A deafening silence
WHEN the web logger Laer (Cheat Seeking Missiles) called to cancel his 25-year subscription to the Los Angeles Times last Monday, he was made an extraordinary offer. The circulation service rep, detecting that he was fed up with the paper's liberal bias, offered to sell him the newspaper without the news sections. Laer was thunderstruck.
"How often must the beleaguered circulation department be dealing with calls like mine, for them to come up with a special like this?" he wrote. (On Wednesday, an L.A. Times exec wrote back, denying that the Times offers to sell partial copies of the paper, but thanking Laer "for bringing this to our attention.")
Hundreds of readers canceled their subscriptions to the Philadelphia Inquirer during the election campaign, and the circulation department there is making its editors call to try to lure them back.
Since the primary reason given for the cancellations was the Inquirer's 21 straight days of editorials praising John Kerry and attacking President Bush, it's doubtful those who wrote the editorials will be effective wooers.

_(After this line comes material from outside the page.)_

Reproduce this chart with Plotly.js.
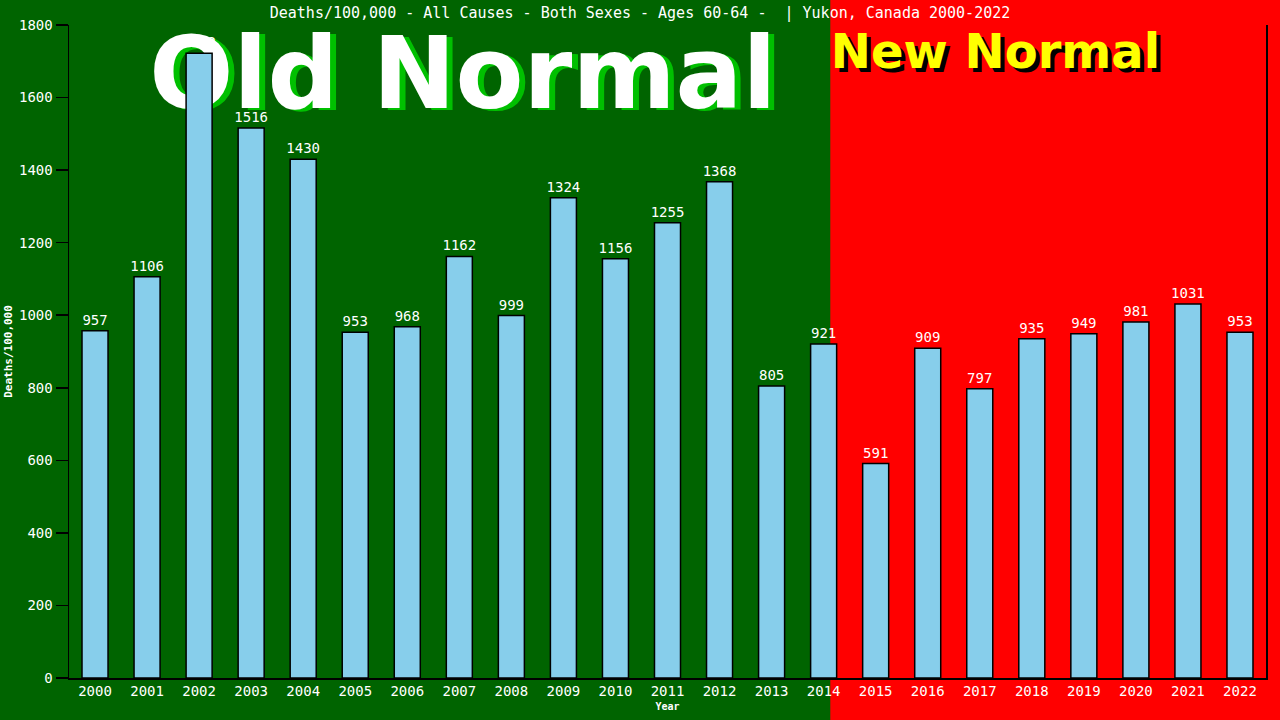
<!DOCTYPE html>
<html>
<head>
<meta charset="utf-8">
<script src="https://cdn.plot.ly/plotly-3.0.1.min.js"></script>
<style>html,body{margin:0;padding:0;background:#006400;}#chart{width:1280px;height:720px;}</style>
</head>
<body>
<div id="chart"></div>
<script>
const years = ["2000","2001","2002","2003","2004","2005","2006","2007","2008","2009","2010","2011","2012","2013","2014","2015","2016","2017","2018","2019","2020","2021","2022"];
const deaths = [957,1106,1722,1516,1430,953,968,1162,999,1324,1156,1255,1368,805,921,591,909,797,935,949,981,1031,953];
const yTicks = [0,200,400,600,800,1000,1200,1400,1600,1800];
const titleText = "Deaths/100,000 - All Causes - Both Sexes - Ages 60-64 -  | Yukon, Canada 2000-2022";
const oldLabel = "Old Normal";
const newLabel = "New Normal";

const mono = "DejaVu Sans Mono, monospace";
const trace = {
  type: "bar",
  x: years,
  y: deaths,
  width: 0.5,
  marker: {color: "#87CEEB", line: {color: "#000000", width: 1.5}},
  text: deaths.map(String),
  textposition: "outside",
  constraintext: "none",
  textfont: {color: "#ffffff", family: mono, size: 14},
  cliponaxis: false,
  hoverinfo: "none"
};

const split = 0.636;
function textShape(txt, cx, cy, dx, dy, size, color) {
  return {type: "rect", xref: "paper", yref: "paper", layer: "below",
    x0: cx - 0.3 + dx, x1: cx + 0.3 + dx, y0: cy - 0.1 + dy, y1: cy + 0.1 + dy,
    fillcolor: "rgba(0,0,0,0)", line: {width: 0},
    label: {text: txt, textposition: "middle center", xanchor: "center", yanchor: "middle", padding: 0,
      font: {family: "DejaVu Sans", size: size, color: color, weight: "bold"}}};
}
const px = 1 / 1197, py = 1 / 653;
const layout = {
  width: 1280, height: 720,
  margin: {l: 69, r: 14, t: 25, b: 42},
  paper_bgcolor: "#006400",
  plot_bgcolor: "rgba(0,0,0,0)",
  showlegend: false,
  bargap: 0.5,
  title: {text: titleText, font: {family: mono, size: 15, color: "#ffffff"}, x: 0.5, xanchor: "center", y: 0.982, yanchor: "middle"},
  xaxis: {
    type: "category",
    showline: true, linecolor: "#000000", linewidth: 1.5,
    showgrid: false, ticks: "", zeroline: false,
    tickfont: {family: mono, size: 14, color: "#ffffff"},
    title: {text: "Year", font: {family: mono, size: 10, color: "#ffffff", weight: "bold"}, standoff: 4}
  },
  yaxis: {
    range: [0, 1800],
    tickvals: yTicks,
    showline: true, mirror: true, linecolor: "#000000", linewidth: 1.5,
    showgrid: false, zeroline: false,
    ticks: "outside", ticklen: 12, tickcolor: "#000000", tickwidth: 1.5,
    tickfont: {family: mono, size: 14, color: "#ffffff"},
    title: {text: "Deaths/100,000", font: {family: mono, size: 11, color: "#ffffff", weight: "bold"}, standoff: 4}
  },
  shapes: [
    {type: "rect", xref: "paper", yref: "paper", x0: -0.1, x1: split, y0: -0.1, y1: 1.1, fillcolor: "#006400", line: {width: 0}, layer: "below"},
    {type: "rect", xref: "paper", yref: "paper", x0: split, x1: 1.1, y0: -0.1, y1: 1.1, fillcolor: "#ff0000", line: {width: 0}, layer: "below"},
    textShape(oldLabel, 0.329, 0.936, 6 * px, -2 * py, 99, "#00c000"),
    textShape(oldLabel, 0.329, 0.936, 0, 0, 99, "#ffffff"),
    textShape(newLabel, split + 0.138, 0.965, 4 * px, -4 * py, 48, "#000000"),
    textShape(newLabel, split + 0.138, 0.965, 0, 0, 48, "#ffff00")
  ]
};

Plotly.newPlot("chart", [trace], layout, {staticPlot: true, displayModeBar: false});
</script>
</body>
</html>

A controversy you've probably heard about, and one that many people haven't, illustrate why readers cancel subscriptions.
"It's fun to shoot some people," Lt. Gen. James Mattis said at a conference in San Diego Feb. 1. "You go into Afghanistan, you've got guys who slap women around for five years because they didn't wear a veil. Guys like that ain't got no manhood left anyway, so it's a helluva lot of fun to shoot them."
General Mattis' remarks caused conniption fits throughout the news media. Typical was the Miami Herald, which said General Mattis should have been given a tougher punishment than the verbal reprimand he received from the commandant of the Marine Corps. "His callous remarks make light of the terrible toll of war," the Herald whined.
General Mattis - arguably our most effective combat leader - already has been ably defended by my friends Ralph Peters and Mac Owens. But I enthusiastically second his sentiment. If I were still a young Marine, I would take enormous pleasure in personally sending Islamofascists to hell.
Journalists who got their panties twisted over General Mattis apparently see nothing newsworthy about having the head of news for CNN accuse the U.S. military of deliberately killing journalists.
CNN's Eason Jordan told a panel at the World Economic Forum in Davos, Switzerland that "he knew of about 12 journalists who had not only been killed by American troops, but had been targeted as a matter of policy," said Rep. Barney Frank (D., Mass.), who was there, and demanded proof, which Mr. Jordan could not supply.
The Davos confab ended Jan. 30. Many journalists were there. Yet in a column published Feb. 5, I became the first "mainstream" journalist to mention Mr. Jordan's remarks.
The silence is puzzling. If what Mr. Jordan said were true, it would be a bigger scandal than Abu Ghraib, about which we in the media have made sure you have heard. And if CNN's top news executive slandered U.S. troops, that also is - or ought to be - news.
Washington Post media analyst Howard Kurtz finally wrote something on Feb. 7. Mr. Kurtz omitted eyewitness testimony from Mr. Frank and Sen. Chris Dodd (D., Conn); reported panel moderator David Gergen as saying something quite different from what he told columnist Michelle Malkin, and skipped over suppression of a videotape of the discussion.
Mr. Kurtz also failed to mention he has a show on CNN. "If a PR agent or damage control spinner produced a piece designed to try and save CNN exec Eason Jordan's job, it would be the piece Kurtz wrote," said web logger and former Democratic political operative Mickey Kaus.
It goes without saying that CNN has yet to report on the controversy. ABC, CBS, and NBC have so far ignored it, too.
The editor of the Post-Gazette recently held a discussion with staff about the future of the news business, and the topic of web logs naturally emerged. The consensus seemed to be that we needn't worry much about them, because we report the news and bloggers only offer their opinions. But the Eason Jordan story was brought to our attention by a web logger, and it was other bloggers who uncovered earlier remarks by Mr. Jordan in the same vein. Seems like reporting to me.
The earth rumbles, and we think it's our big feet, stomping the Lilliputians. But what if it's an earthquake about to swallow us up?
Jack Kelly is national security writer for The Blade and the Pittsburgh Post-Gazette.